Tuition Fees: Has Labour Tripped Up?

This blog is mystified by the announcement that Labour is going to reduce tuition fees to students then pay for it by raising taxes on pensions. The two are not connected. Moreover money raised in taxes goes straight into Treasury coffers and can easily be grabbed for any number of alternatives.

In principle students do not like the idea of having to take on a debt, although many will probably never have to pay it back. But the policy has provided a proper income stream for universities and the quality of the courses on offer has improved. More students than at any time in the past are going to university and the numbers from poorer backgrounds is going up. So everything is working well for the first time in decades. Why screw it up?

The answer is it cannot be right to set young people up in debt even before they start to earn in a country over burdened by debt in every direction and by every measure. But to put that right all you need to do is change the student loan to a grant and introduce a graduate tax on higher earners to recover the costs. The policy would be cost neutral both to the public purse and to the students, universities would continue to be funded properly and the shadow of debt at the start of life would be lifted.

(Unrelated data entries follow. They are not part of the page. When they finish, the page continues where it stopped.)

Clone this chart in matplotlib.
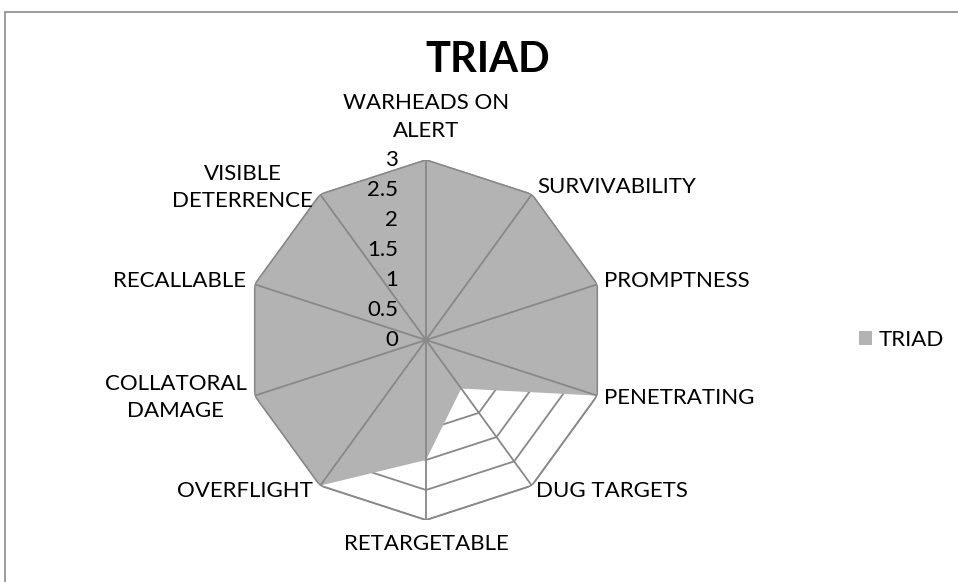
import numpy as np
import matplotlib
matplotlib.use("Agg")
import matplotlib.pyplot as plt
from matplotlib.patches import Rectangle

plt.rcParams["font.family"] = ["Lato", "DejaVu Sans"]

categories = ["WARHEADS ON\nALERT", "SURVIVABILITY", "PROMPTNESS", "PENETRATING",
              "DUG TARGETS", "RETARGETABLE", "OVERFLIGHT", "COLLATORAL\nDAMAGE",
              "RECALLABLE", "VISIBLE\nDETERRENCE"]
triad = [3, 3, 3, 3, 1, 2, 3, 3, 3, 3]
ticks = [0, 0.5, 1, 1.5, 2, 2.5, 3]
tick_labels = ["0", "0.5", "1", "1.5", "2", "2.5", "3"]

W, H = 958, 582
fig = plt.figure(figsize=(W / 100, H / 100), dpi=100)

# chart frame (right/bottom edges fall outside the picture)
fig.patches.append(Rectangle((5 / W, -0.1), 1.2, (H - 12) / H + 0.1, transform=fig.transFigure,
                             fill=False, edgecolor="#8c8c8c", lw=1.2))

cx, cy, r = 426, 340, 180
ax = fig.add_axes([(cx - r) / W, (H - cy - r) / H, 2 * r / W, 2 * r / H], projection="polar")
ax.set_theta_offset(np.pi / 2)
ax.set_theta_direction(-1)
ax.set_ylim(0, 3)
ax.grid(False)
ax.spines["polar"].set_visible(False)
ax.set_xticks([])
ax.set_yticks([])
ax.patch.set_alpha(0)

n = len(categories)
theta = np.arange(n) * 2 * np.pi / n
theta_c = np.append(theta, theta[0])
line_c = "#888888"

# decagon rings
for t in ticks[1:]:
    ax.plot(theta_c, [t] * (n + 1), color=line_c, lw=1.3, zorder=1)

vals = np.append(triad, triad[0])
ax.fill(theta_c, vals, color="#b3b3b3", lw=0, zorder=2, label="TRIAD")

# spokes and outer ring on top
for th in theta:
    ax.plot([th, th], [0, 3], color=line_c, lw=1.3, zorder=3)
ax.plot(theta_c, [3] * (n + 1), color=line_c, lw=1.0, zorder=3)

# value labels
for t, lab in zip(ticks, tick_labels):
    ax.annotate(lab, xy=(0, t), xytext=(-28, 0), textcoords="offset pixels",
                ha="right", va="center", fontsize=16, zorder=4, annotation_clip=False)

offsets = [(0, 43, "center"), (5, 7, "left"), (7, 3, "left"), (7, -2, "left"),
           (4, -5, "left"), (0, -24, "center"), (-7, -5, "right"), (-8, -2, "right"),
           (-9, 3, "right"), (-7, 7, "right")]
for th, lab, (dx, dy, ha) in zip(theta, categories, offsets):
    ax.annotate(lab, xy=(th, 3), xytext=(dx, dy), textcoords="offset pixels",
                ha=ha, va="center", multialignment="center", linespacing=1.45,
                fontsize=16, annotation_clip=False)

fig.text(487.5 / W, 1 - 60 / H, "TRIAD", ha="center", va="center",
         fontsize=30, fontweight="bold")

ax.legend(loc="center left", bbox_to_anchor=(848 / W, 1 - 340 / H),
          bbox_transform=fig.transFigure, frameon=False, fontsize=16,
          handlelength=0.6, handleheight=0.6, handletextpad=0.3, borderpad=0)

fig.savefig("out.png", dpi=100)
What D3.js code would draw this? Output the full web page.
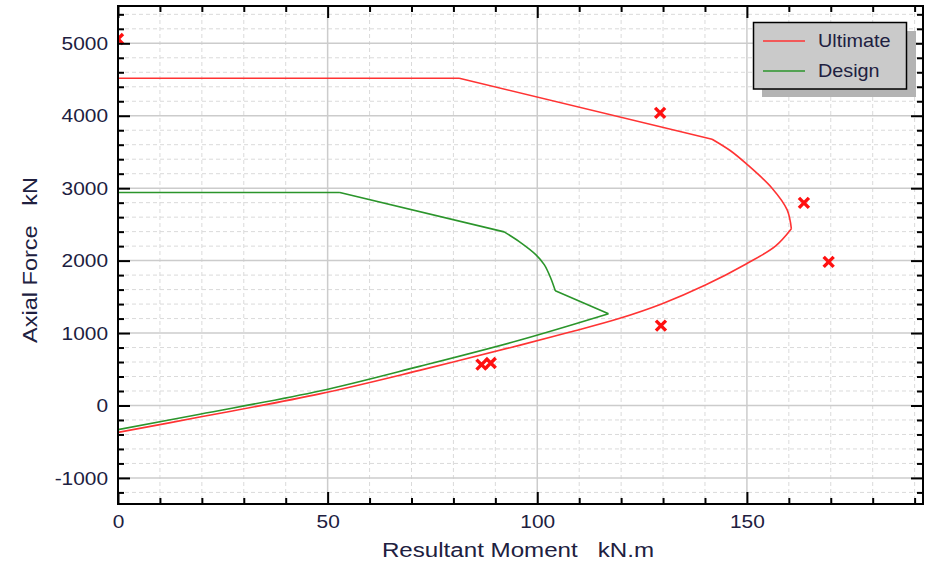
<!DOCTYPE html>
<html>
<head>
<meta charset="utf-8">
<script src="https://cdn.jsdelivr.net/npm/d3@7"></script>
<style>
  body { margin: 0; background: #fff; }
  svg { font-family: "Liberation Sans", Arial, sans-serif; }
</style>
</head>
<body>
<div id="chart"></div>
<script>
// interaction diagram data
const ultimateM = [0, 81.4, 141.7, 146, 149.7, 156, 159.6, 160.6, 156.8, 149.7, 140.1, 129.8, 119.5, 107.6, 95.7, 71.9, 48.1, 19.5, 0];
const ultimateP = [4517, 4517, 3676, 3520, 3345, 3000, 2700, 2440, 2200, 1950, 1662, 1405, 1200, 1010, 830, 485, 160, -160, -371];
const ultimateCorners = [1, 2, 7];

const designM = [0, 52.9, 92.1, 95.7, 99.7, 101.7, 103.2, 104.3, 117, 95.7, 71.9, 48.1, 19.5, 0];
const designP = [2940, 2940, 2397, 2263, 2080, 1942, 1760, 1583, 1266, 900, 540, 200, -120, -333];
const designCorners = [1, 2, 7, 8];

const markM = [0, 129.3, 163.6, 169.5, 129.5, 86.7, 88.9];
const markP = [5060, 4039, 2797, 1983, 1103, 564, 587];

const xMajor = [0, 50, 100, 150];
const yMajor = [-1000, 0, 1000, 2000, 3000, 4000, 5000];
const seriesNames = ["Ultimate", "Design"];
const seriesColors = ["#ff3333", "#2b952b"];

// dimensions
const width = 925, height = 566;
const plot = { left: 118, right: 923, top: 6, bottom: 504 };

const x = d3.scaleLinear().domain([0, 192]).range([plot.left, plot.right]);
const y = d3.scaleLinear().domain([-1360, 5515]).range([plot.bottom, plot.top]);

const xMinor = d3.range(0, 192, 10).filter(v => v % 50 !== 0);
const yMinor = d3.range(-1200, 5515, 200).filter(v => v % 1000 !== 0);

const svg = d3.select("#chart").append("svg")
  .attr("width", width)
  .attr("height", height);

svg.append("clipPath").attr("id", "clip")
  .append("rect")
  .attr("x", plot.left).attr("y", plot.top)
  .attr("width", plot.right - plot.left).attr("height", plot.bottom - plot.top);

// grid
const grid = svg.append("g");
grid.selectAll(".gxm").data(xMinor).enter().append("line")
  .attr("x1", d => x(d)).attr("x2", d => x(d))
  .attr("y1", plot.top).attr("y2", plot.bottom)
  .attr("stroke", "#dadada").attr("stroke-dasharray", "4,3");
grid.selectAll(".gym").data(yMinor).enter().append("line")
  .attr("y1", d => y(d)).attr("y2", d => y(d))
  .attr("x1", plot.left).attr("x2", plot.right)
  .attr("stroke", "#dadada").attr("stroke-dasharray", "4,3");
grid.selectAll(".gxM").data(xMajor).enter().append("line")
  .attr("x1", d => x(d)).attr("x2", d => x(d))
  .attr("y1", plot.top).attr("y2", plot.bottom)
  .attr("stroke", "#cccccc").attr("stroke-width", 1.5);
grid.selectAll(".gyM").data(yMajor).enter().append("line")
  .attr("y1", d => y(d)).attr("y2", d => y(d))
  .attr("x1", plot.left).attr("x2", plot.right)
  .attr("stroke", "#cccccc").attr("stroke-width", 1.5);

// curves: smooth between corners, sharp at the corners
const line = d3.line().x(d => x(d[0])).y(d => y(d[1]))
  .curve(d3.curveCatmullRom.alpha(0.5));

function pieces(ms, ps, corners) {
  const pts = ms.map((m, i) => [m, ps[i]]);
  const cuts = [0, ...corners, pts.length - 1];
  const out = [];
  for (let i = 0; i < cuts.length - 1; i++) out.push(pts.slice(cuts[i], cuts[i + 1] + 1));
  return out;
}

const curves = svg.append("g").attr("clip-path", "url(#clip)");
[[ultimateM, ultimateP, ultimateCorners], [designM, designP, designCorners]].forEach((s, k) => {
  curves.append("path")
    .attr("d", pieces(s[0], s[1], s[2]).map(p => line(p)).join(""))
    .attr("fill", "none")
    .attr("stroke", seriesColors[k]).attr("stroke-width", 1.6)
    .attr("stroke-linejoin", "miter");
});

// load points
curves.selectAll(".mark").data(markM.map((m, i) => [m, markP[i]])).enter()
  .append("path")
  .attr("transform", d => `translate(${x(d[0])},${y(d[1])})`)
  .attr("d", "M-5,-5L5,5M-5,5L5,-5")
  .attr("stroke", "#ff1010").attr("stroke-width", 3.4).attr("fill", "none");

// axes (ticks point inward)
function styleAxis(g) {
  g.select(".domain").remove();
  g.selectAll(".tick line").attr("stroke", "#000").attr("stroke-width", 2);
  g.selectAll(".tick text").attr("fill", "#202040").style("font-size", "19px");
}
const fmt = d => String(d);
svg.append("g").attr("transform", `translate(0,${plot.bottom})`)
  .call(d3.axisBottom(x).tickValues(xMajor).tickSize(-12).tickPadding(11).tickFormat(fmt))
  .call(styleAxis)
  .call(g => g.selectAll(".tick text").attr("transform", "scale(1.1,1)"));
svg.append("g").attr("transform", `translate(0,${plot.bottom})`)
  .call(d3.axisBottom(x).tickValues(xMinor).tickSize(-6).tickFormat(""))
  .call(styleAxis);
svg.append("g").attr("transform", `translate(0,${plot.top})`)
  .call(d3.axisTop(x).tickValues(xMajor).tickSize(-12).tickFormat(""))
  .call(styleAxis);
svg.append("g").attr("transform", `translate(0,${plot.top})`)
  .call(d3.axisTop(x).tickValues(xMinor).tickSize(-6).tickFormat(""))
  .call(styleAxis);

svg.append("g").attr("transform", `translate(${plot.left},0)`)
  .call(d3.axisLeft(y).tickValues(yMajor).tickSize(-12).tickPadding(9).tickFormat(fmt))
  .call(styleAxis)
  .call(g => g.selectAll(".tick text").attr("transform", "scale(1.1,1)"));
svg.append("g").attr("transform", `translate(${plot.left},0)`)
  .call(d3.axisLeft(y).tickValues(yMinor).tickSize(-6).tickFormat(""))
  .call(styleAxis);
svg.append("g").attr("transform", `translate(${plot.right},0)`)
  .call(d3.axisRight(y).tickValues(yMajor).tickSize(-12).tickFormat(""))
  .call(styleAxis);
svg.append("g").attr("transform", `translate(${plot.right},0)`)
  .call(d3.axisRight(y).tickValues(yMinor).tickSize(-6).tickFormat(""))
  .call(styleAxis);

// frame
svg.append("rect")
  .attr("x", plot.left).attr("y", plot.top)
  .attr("width", plot.right - plot.left).attr("height", plot.bottom - plot.top)
  .attr("fill", "none").attr("stroke", "#000").attr("stroke-width", 2);

// axis titles
svg.append("text")
  .attr("transform", "translate(518,557) scale(1.15,1)")
  .attr("text-anchor", "middle")
  .style("white-space", "pre")
  .style("font-size", "21px").attr("fill", "#202040")
  .text("Resultant Moment   kN.m");
svg.append("text")
  .attr("transform", "translate(37,260) rotate(-90) scale(1.12,1)")
  .attr("text-anchor", "middle")
  .style("white-space", "pre")
  .style("font-size", "21px").attr("fill", "#202040")
  .text("Axial Force   kN");

// legend
const legend = svg.append("g");
legend.append("rect")
  .attr("x", 762).attr("y", 31).attr("width", 154).attr("height", 66)
  .attr("fill", "#b3b3b3");
legend.append("rect")
  .attr("x", 753.5).attr("y", 22.5).attr("width", 153).attr("height", 66.5)
  .attr("fill", "#cacaca").attr("stroke", "#000").attr("stroke-width", 1.5);
seriesNames.forEach((name, i) => {
  const ly = 41 + i * 30;
  legend.append("line")
    .attr("x1", 763).attr("x2", 805).attr("y1", ly).attr("y2", ly)
    .attr("stroke", seriesColors[i]).attr("stroke-width", 1.6);
  legend.append("text")
    .attr("transform", `translate(818,${ly + 6}) scale(1.1,1)`)
    .style("font-size", "18px").attr("fill", "#202040")
    .text(name);
});
</script>
</body>
</html>
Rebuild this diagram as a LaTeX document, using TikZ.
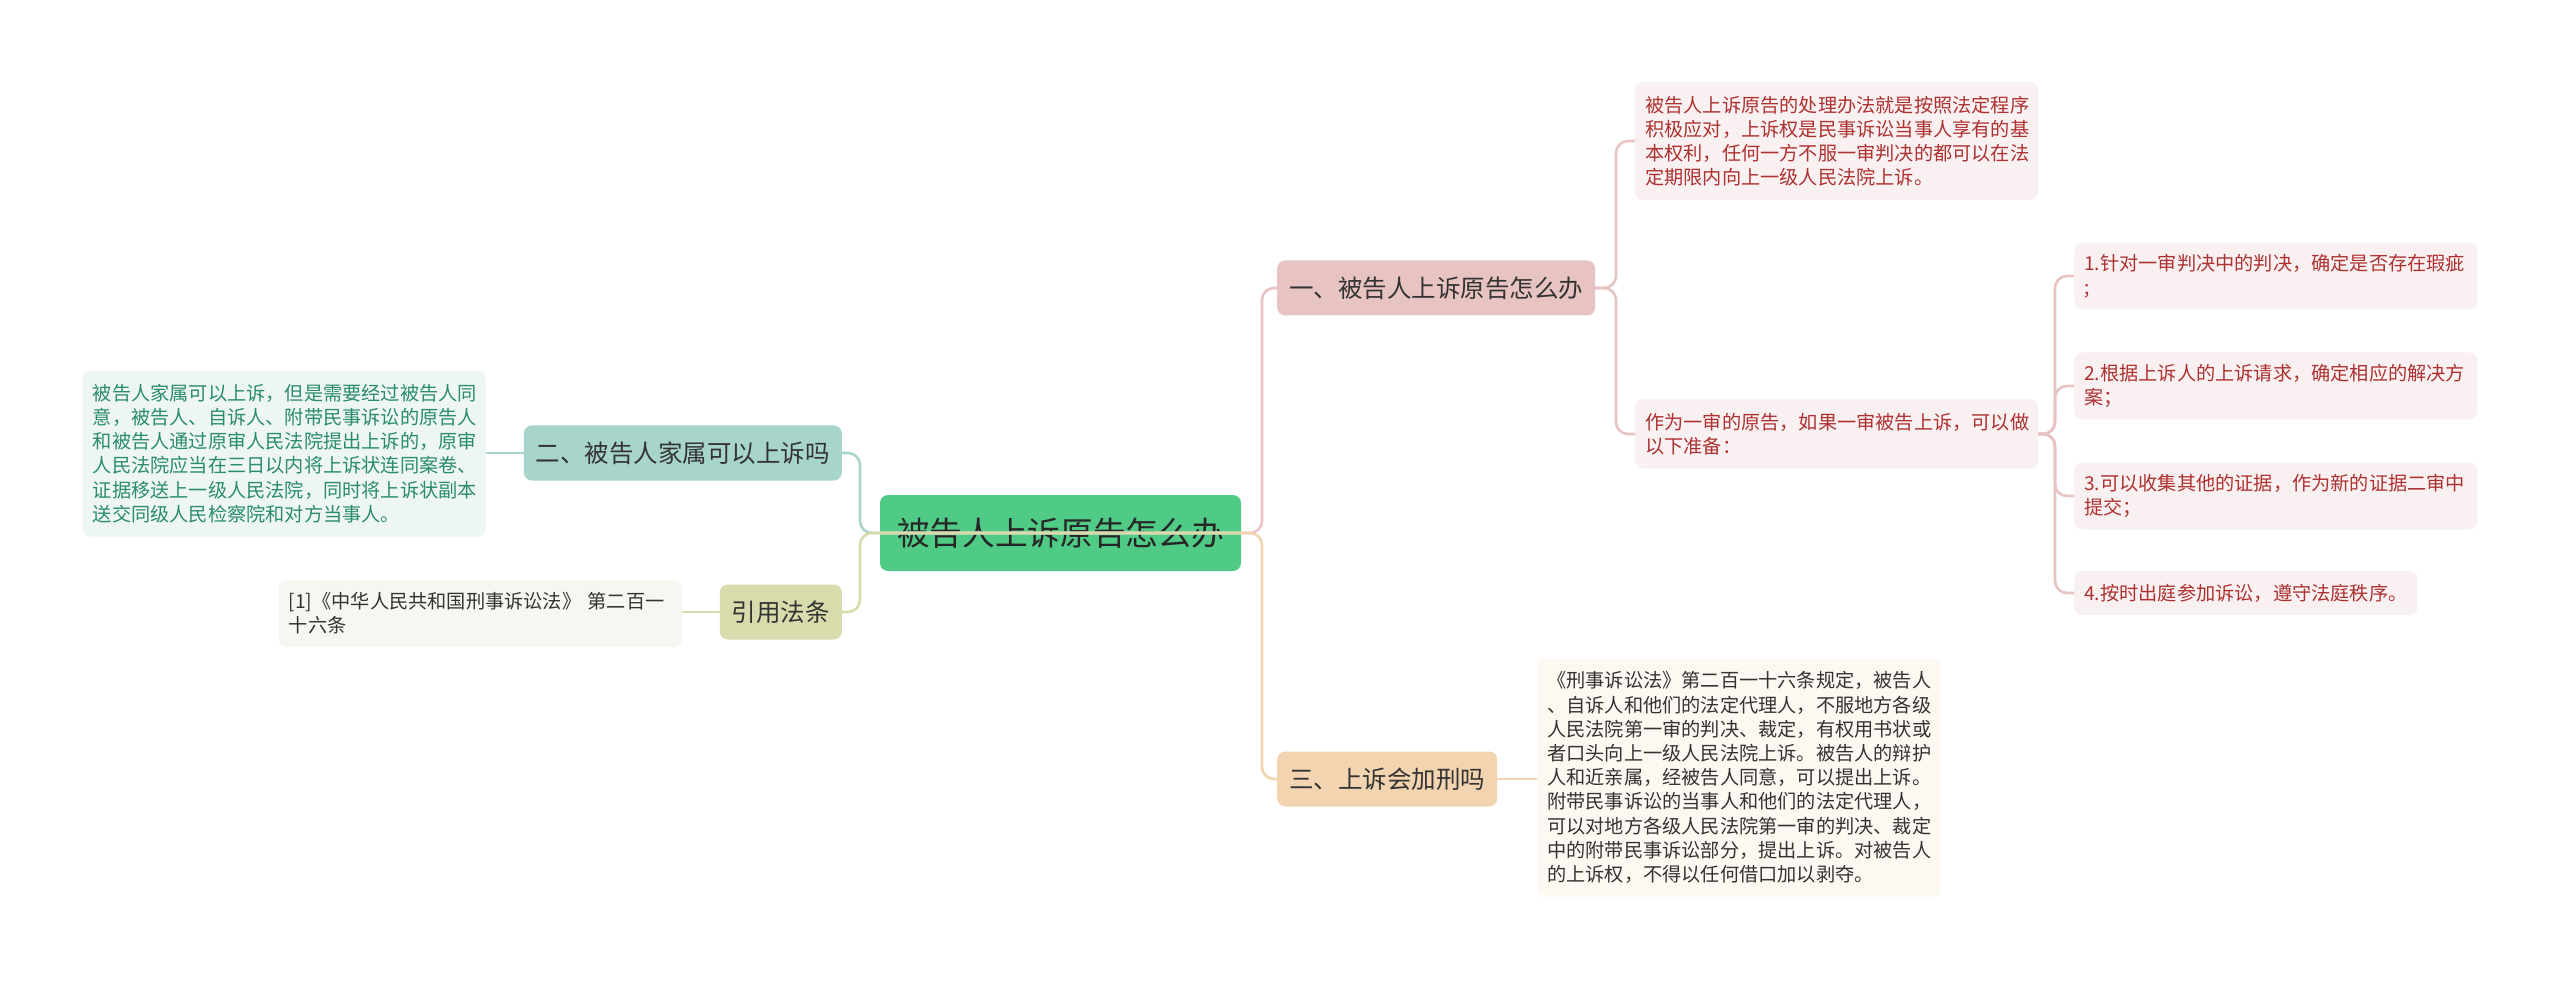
\documentclass[tikz,border=0pt]{standalone}
\usepackage{fontspec}
\newfontfamily\cjk{Noto Sans CJK SC}
\definecolor{rootg}{HTML}{50CB86}
\definecolor{pinkb}{HTML}{E7C3C1}
\definecolor{pinkl}{HTML}{F9F1F1}
\definecolor{redt}{HTML}{AE3131}
\definecolor{tealb}{HTML}{A8D5CB}
\definecolor{teall}{HTML}{EEF6F4}
\definecolor{tealt}{HTML}{2A8C6C}
\definecolor{oliveb}{HTML}{D8DBAB}
\definecolor{olivel}{HTML}{F6F7F0}
\definecolor{tanb}{HTML}{F3D4B0}
\definecolor{tanl}{HTML}{FDF8F1}
\definecolor{darkt}{HTML}{333333}
\begin{document}
\begin{tikzpicture}[x=1pt,y=-1pt,
  rootbox/.style={fill=rootg, rounded corners=8pt, minimum width=361pt, minimum height=76pt, inner sep=0pt, text=black!85, font=\cjk\fontsize{32.7pt}{36pt}\selectfont},
  branchbox/.style={rounded corners=8pt, minimum height=55pt, inner xsep=12pt, inner ysep=0pt, text=darkt, font=\cjk\fontsize{24.5pt}{28pt}\selectfont},
  leafbox/.style={rounded corners=8pt, inner xsep=10pt, inner ysep=0pt, align=left, font=\cjk\fontsize{19.2pt}{24.2pt}\selectfont},
  wide/.style={text width=383pt},
  conn/.style={line width=2.6pt, rounded corners=12pt},
]
\useasboundingbox[fill=white] (0,0) rectangle (2560,981);

% nodes
\node[rootbox] (root) at (1060.5,533) {被告人上诉原告怎么办};

\node[branchbox, fill=pinkb, anchor=west] (b1) at (1277,288) {一、被告人上诉原告怎么办};
\node[branchbox, fill=tealb, anchor=east] (b2) at (842,453) {二、被告人家属可以上诉吗};
\node[branchbox, fill=oliveb, anchor=east] (bref) at (842,612) {引用法条};
\node[branchbox, fill=tanb, anchor=west] (b3) at (1277,779) {三、上诉会加刑吗};

\node[leafbox, wide, fill=pinkl, text=redt, anchor=west, minimum height=117.8pt] (l1a) at (1635,141)
 {被告人上诉原告的处理办法就是按照法定程序\\积极应对，上诉权是民事诉讼当事人享有的基\\本权利，任何一方不服一审判决的都可以在法\\定期限内向上一级人民法院上诉。};
\node[leafbox, wide, fill=pinkl, text=redt, anchor=west, minimum height=69.4pt] (l1b) at (1635,434)
 {作为一审的原告，如果一审被告上诉，可以做\\以下准备：};

\node[leafbox, wide, fill=pinkl, text=redt, anchor=west, minimum height=67pt] (s1) at (2074,276)
 {1.针对一审判决中的判决，确定是否存在瑕疵\\;};
\node[leafbox, wide, fill=pinkl, text=redt, anchor=west, minimum height=67pt] (s2) at (2074,386)
 {2.根据上诉人的上诉请求，确定相应的解决方\\案；};
\node[leafbox, wide, fill=pinkl, text=redt, anchor=west, minimum height=67pt] (s3) at (2074,496)
 {3.可以收集其他的证据，作为新的证据二审中\\提交；};
\node[leafbox, fill=pinkl, text=redt, anchor=west, minimum height=44pt] (s4) at (2074,593)
 {4.按时出庭参加诉讼，遵守法庭秩序。};

\node[leafbox, wide, fill=teall, text=tealt, anchor=east, minimum height=166.2pt] (l2) at (486,453.5)
 {被告人家属可以上诉，但是需要经过被告人同\\意，被告人、自诉人、附带民事诉讼的原告人\\和被告人通过原审人民法院提出上诉的，原审\\人民法院应当在三日以内将上诉状连同案卷、\\证据移送上一级人民法院，同时将上诉状副本\\送交同级人民检察院和对方当事人。};

\node[leafbox, wide, fill=olivel, text=darkt, anchor=east, minimum height=67pt] (lref) at (682,613.5)
 {[1]《中华人民共和国刑事诉讼法》 第二百一\\十六条};

\node[leafbox, wide, fill=tanl, text=darkt, anchor=west, minimum height=238.8pt] (l3) at (1537,777.5)
 {《刑事诉讼法》第二百一十六条规定，被告人\\、自诉人和他们的法定代理人，不服地方各级\\人民法院第一审的判决、裁定，有权用书状或\\者口头向上一级人民法院上诉。被告人的辩护\\人和近亲属，经被告人同意，可以提出上诉。\\附带民事诉讼的当事人和他们的法定代理人，\\可以对地方各级人民法院第一审的判决、裁定\\中的附带民事诉讼部分，提出上诉。对被告人\\的上诉权，不得以任何借口加以剥夺。};

% trunk coordinates
\coordinate (rt) at (1262,533);
\coordinate (lt) at (860,533);
\coordinate (t1) at (1616,288);
\coordinate (t2) at (2055,434);

% connectors (right side)
\draw[conn, draw=pinkb] (root.west) -- (rt) |- (b1.west);
\draw[conn, draw=tanb] (root.west) -- (rt) |- (b3.west);
\draw[conn, draw=pinkb] (b1.east) -- (t1) |- (l1a.west);
\draw[conn, draw=pinkb] (b1.east) -- (t1) |- (l1b.west);
\draw[conn, draw=pinkb] (l1b.east) -- (t2) |- (s1.west);
\draw[conn, draw=pinkb] (l1b.east) -- (t2) |- (s2.west);
\draw[conn, draw=pinkb] (l1b.east) -- (t2) |- (s3.west);
\draw[conn, draw=pinkb] (l1b.east) -- (t2) |- (s4.west);
\draw[conn, draw=tanb] (b3.east) -- (b3.east -| l3.west);

% connectors (left side)
\draw[conn, draw=tealb] (root.east) -- (lt) |- (b2.east);
\draw[conn, draw=oliveb] (root.east) -- (lt) |- (bref.east);
\draw[conn, draw=tealb] (b2.west) -- (b2.west -| l2.east);
\draw[conn, draw=oliveb] (bref.west) -- (bref.west -| lref.east);
\end{tikzpicture}
\end{document}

The Labour plan was attacked not only by their opponents but also by a host of neutral columnists and commentators when it was announced in a great fanfare yesterday. Then it turned out that the only ones who will actually benefit financially (rather than emotionally) are the better off graduates who become lawyers and bankers. But they were never going to vote Labour anyway.

At present this does not look like a vote winner. Milliband and co must hope it is not a vote loser. It just might be.